1,怎么下载?
这里有人已经封装好了:
https://github.com/nyu-mll/GLUE-baselines
下载源码之后,要修改一下download_glue_data.py的第44、45行,改成:
MRPC_TRAIN = 'https://dl.fbaipublicfiles.com/senteval/senteval_data/msr_paraphrase_train.txt'
MRPC_TEST = 'https://dl.fbaipublicfiles.com/senteval/senteval_data/msr_paraphrase_test.txt'
然后执行:
python3 download_glue_data.py --data_dir glue_data
正常情况下,就能在当前目录下的看到一个glue_data目录里面的数据了,总共大概2.9G,其中MRPC只有3M。
参考:https://github.com/nyu-mll/GLUE-baselines/issues/11
2,可能遇到的问题之一:
Processing MRPC...
Traceback (most recent call last):
File "download_glue_data.py", line 144, in <module>
sys.exit(main(sys.argv[1:]))
File "download_glue_data.py", line 136, in main
format_mrpc(args.data_dir, args.path_to_mrpc)
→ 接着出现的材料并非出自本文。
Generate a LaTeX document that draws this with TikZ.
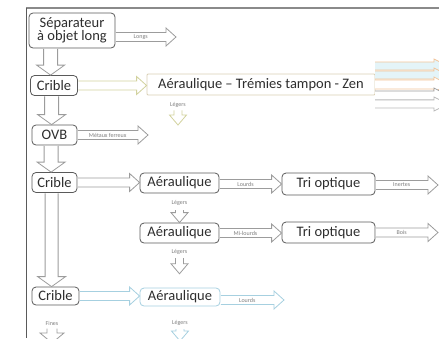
\documentclass[tikz,border=0pt]{standalone}
\usepackage{fontspec}
\setmainfont{Carlito}
\usetikzlibrary{calc}

\definecolor{boxline}{HTML}{5A5A5A}
\definecolor{arrline}{HTML}{9C9C9C}
\definecolor{olivel}{HTML}{D2D29E}
\definecolor{skyl}{HTML}{A6D0E0}
\definecolor{peach}{HTML}{F2C49A}
\definecolor{skyfill}{HTML}{E4F4F8}
\definecolor{tanl}{HTML}{D9CFB4}
\definecolor{txt}{HTML}{2E2E2E}
\definecolor{tagc}{HTML}{7E7E7E}
\definecolor{framec}{HTML}{8A8A8A}

\tikzset{
  stage/.style={draw=boxline, line width=0.8pt, rounded corners=4pt, fill=white,
    text=txt, font=\fontsize{14.5}{15}\selectfont, inner sep=0pt, align=center},
  flow/.style={draw=arrline, line width=0.8pt, fill=white, line join=miter},
  tag/.style={text=tagc, font=\fontsize{6}{6}\selectfont, inner sep=0pt},
}

% horizontal block arrow: style, start, end, label in the shaft
\newcommand{\hflow}[4]{%
  \draw[flow,#1] let \p1=#2, \p2=#3 in
    (\x1+0.4pt,\y1+4.5pt) -- (\x2-10pt,\y1+4.5pt) -- (\x2-10pt,\y1+9pt) -- (\x2,\y1)
    -- (\x2-10pt,\y1-9pt) -- (\x2-10pt,\y1-4.5pt) -- (\x1+0.4pt,\y1-4.5pt);
  \path let \p1=#2, \p2=#3 in node[tag] at ({(\x1+\x2-10pt)/2},\y1) {#4};
}

% vertical block arrow: style, start, end (its height only), shaft half width, head half width
\newcommand{\vflow}[5]{%
  \draw[flow,#1] let \p1=#2, \p2=#3 in
    (\x1-#4,\y1-0.4pt) -- (\x1-#4,\y2+10pt) -- (\x1-#5,\y2+10pt) -- (\x1,\y2)
    -- (\x1+#5,\y2+10pt) -- (\x1+#4,\y2+10pt) -- (\x1+#4,\y1-0.4pt);
}

\begin{document}
\begin{tikzpicture}[x=1pt,y=1pt]
  \useasboundingbox (0,0) rectangle (439,-338);
  \clip (0,0) rectangle (439,-338);

  % page frame
  \draw[framec, line width=1.2pt] (26,-8) -- (439,-8);
  \draw[boxline, line width=1pt] (26,-8) -- (26,-338);

  % process stages
  \node[stage, minimum width=86pt, minimum height=35pt] (sep) at (72,-30.5) {Séparateur\\[-2pt]à objet long};
  \node[stage, minimum width=47pt, minimum height=20pt] (crible1) at (54,-85.5) {Crible};
  \node[stage, draw=tanl, rounded corners=1pt, minimum width=228pt, minimum height=21pt] (zen) at (261,-84.5) {Aéraulique – Trémies tampon - Zen};
  \node[stage, minimum width=45pt, minimum height=20pt] (ovb) at (54.5,-135) {OVB};
  \node[stage, minimum width=45pt, minimum height=20pt] (crible2) at (54.5,-182.5) {Crible};
  \node[stage, minimum width=79pt, minimum height=20pt] (aero1) at (179.5,-183) {Aéraulique};
  \node[stage, minimum width=93pt, minimum height=22pt] (tri1) at (328.5,-184) {Tri optique};
  \node[stage, minimum width=79pt, minimum height=20pt] (aero2) at (179.5,-233) {Aéraulique};
  \node[stage, minimum width=93pt, minimum height=21pt] (tri2) at (328.5,-232.5) {Tri optique};
  \node[stage, minimum width=47pt, minimum height=18pt] (crible3) at (55.5,-296) {Crible};
  \node[stage, draw=skyl, minimum width=80pt, minimum height=18pt] (aero3) at (180,-297) {Aéraulique};

  % free ends of the outgoing flows
  \coordinate (longs) at (176,-37);
  \coordinate (metaux) at (148,-135);
  \coordinate (inertes) at (438,-185);
  \coordinate (bois) at (438,-233);
  \coordinate (lourds3) at (284,-300);
  \coordinate (zenLegA) at (178,-110);
  \coordinate (zenLegB) at (178,-125);
  \coordinate (fines) at (52,-343);
  \coordinate (legers3) at (180,-341);

  % horizontal flows
  \hflow{}{([yshift=-6.5pt]sep.east)}{(longs)}{Longs}
  \hflow{draw=olivel}{(crible1.east)}{(zen.west)}{}
  \hflow{}{(ovb.east)}{(metaux)}{Métaux ferreux}
  \hflow{}{(crible2.east)}{(aero1.west)}{}
  \hflow{}{([yshift=-1pt]aero1.east)}{(tri1.west)}{Lourds}
  \hflow{}{([yshift=-1pt]tri1.east)}{(inertes)}{Inertes}
  \hflow{}{(aero2.east)}{(tri2.west)}{Mi-lourds}
  \hflow{}{(tri2.east)}{(bois)}{Bois}
  \hflow{draw=skyl}{(crible3.east)}{(aero3.west)}{}
  \hflow{draw=skyl}{([yshift=-3pt]aero3.east)}{(lourds3)}{Lourds}

  % vertical flows down the screening line
  \vflow{}{($(sep.south west)+(22,0)$)}{(crible1.north)}{7pt}{14pt}
  \vflow{}{($(crible1.south west)+(21.5,0)$)}{(ovb.north)}{7pt}{14pt}
  \vflow{}{($(ovb.south west)+(19.5,0)$)}{(crible2.north)}{7pt}{14pt}
  \vflow{}{($(crible2.south west)+(20,0)$)}{(crible3.north)}{6.5pt}{14pt}

  % light fractions leaving the air separators
  \node[tag] (lz) at (178,-105) {Légers};
  \vflow{draw=olivel}{(zenLegA)}{(zenLegB)}{4pt}{8.5pt}
  \node[tag] (l1) at (179.5,-203) {Légers};
  \vflow{}{([yshift=-4pt]l1.south)}{(aero2.north)}{4pt}{8.5pt}
  \node[tag] (l2) at (179.5,-252) {Légers};
  \vflow{}{([yshift=-3pt]l2.south)}{([yshift=-19pt]l2.south)}{4pt}{8.5pt}
  \node[tag] (l3) at (180,-323) {Légers};
  \vflow{draw=skyl}{([yshift=-3pt]l3.south)}{(legers3)}{4pt}{8.5pt}
  \node[tag] (lf) at (52,-323) {Fines};
  \vflow{}{([yshift=-3pt]lf.south)}{(fines)}{5pt}{12pt}

  % outputs of the buffer hoppers, running off the sheet
  \foreach \top/\bot/\ln/\fl [count=\i] in {62/70/peach/skyfill, 71/79/peach/skyfill,
      80/89/peach/white, 91/100/arrline/white, 100/108/arrline!70/white} {
    \coordinate (zo\i) at (375,{-(\top+\bot)/2});
    \draw[line width=0.7pt, draw=\ln, fill=\fl]
      (375,-\top) -- (434,-\top) -- (434,-\top+3) -- (448,{-(\top+\bot)/2})
      -- (434,-\bot-3) -- (434,-\bot) -- (375,-\bot);
  }
\end{tikzpicture}
\end{document}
File "download_glue_data.py", line 68, in format_mrpc
URLLIB.urlretrieve(MRPC_TRAIN, mrpc_train_file)
File "/persist/conda/lib/python3.6/urllib/request.py", line 248, in urlretrieve
with contextlib.closing(urlopen(url, data)) as fp:
File "/persist/conda/lib/python3.6/urllib/request.py", line 223, in urlopen
return opener.open(url, data, timeout)
File "/persist/conda/lib/python3.6/urllib/request.py", line 532, in open
response = meth(req, response)
File "/persist/conda/lib/python3.6/urllib/request.py", line 642, in http_response
'http', request, response, code, msg, hdrs)
File "/persist/conda/lib/python3.6/urllib/request.py", line 570, in error
return self._call_chain(*args)
File "/persist/conda/lib/python3.6/urllib/request.py", line 504, in _call_chain
result = func(*args)
File "/persist/conda/lib/python3.6/urllib/request.py", line 650, in http_error_default
raise HTTPError(req.full_url, code, msg, hdrs, fp)
urllib.error.HTTPError: HTTP Error 404: Not Found
解决办法:如上面第1点提到的,修改download_glue_data.py的第44、45行。
3,可能遇到的问题之二:
Traceback (most recent call last):
File "download_glue_data.py", line 147, in <module>
sys.exit(main(sys.argv[1:]))
File "download_glue_data.py", line 139, in main
format_mrpc(args.data_dir, args.path_to_mrpc)
File "download_glue_data.py", line 75, in format_mrpc
URLLIB.urlretrieve(TASK2PATH["MRPC"], os.path.join(mrpc_dir, "dev_ids.tsv"))
File "/home/howard/anaconda3/envs/py36/lib/python3.6/urllib/request.py", line 248, in urlretrieve
with contextlib.closing(urlopen(url, data)) as fp:
File "/home/howard/anaconda3/envs/py36/lib/python3.6/urllib/request.py", line 223, in urlopen
return opener.open(url, data, timeout)
File "/home/howard/anaconda3/envs/py36/lib/python3.6/urllib/request.py", line 526, in open
response = self._open(req, data)
File "/home/howard/anaconda3/envs/py36/lib/python3.6/urllib/request.py", line 544, in _open
'_open', req)
File "/home/howard/anaconda3/envs/py36/lib/python3.6/urllib/request.py", line 504, in _call_chain
result = func(*args)
File "/home/howard/anaconda3/envs/py36/lib/python3.6/urllib/request.py", line 1361, in https_open
context=self._context, check_hostname=self._check_hostname)
File "/home/howard/anaconda3/envs/py36/lib/python3.6/urllib/request.py", line 1320, in do_open
raise URLError(err)
urllib.error.URLError: <urlopen error [Errno 104] Connection reset by peer>
原因:毫无疑问连接不上
解决办法:翻墙,不多说了。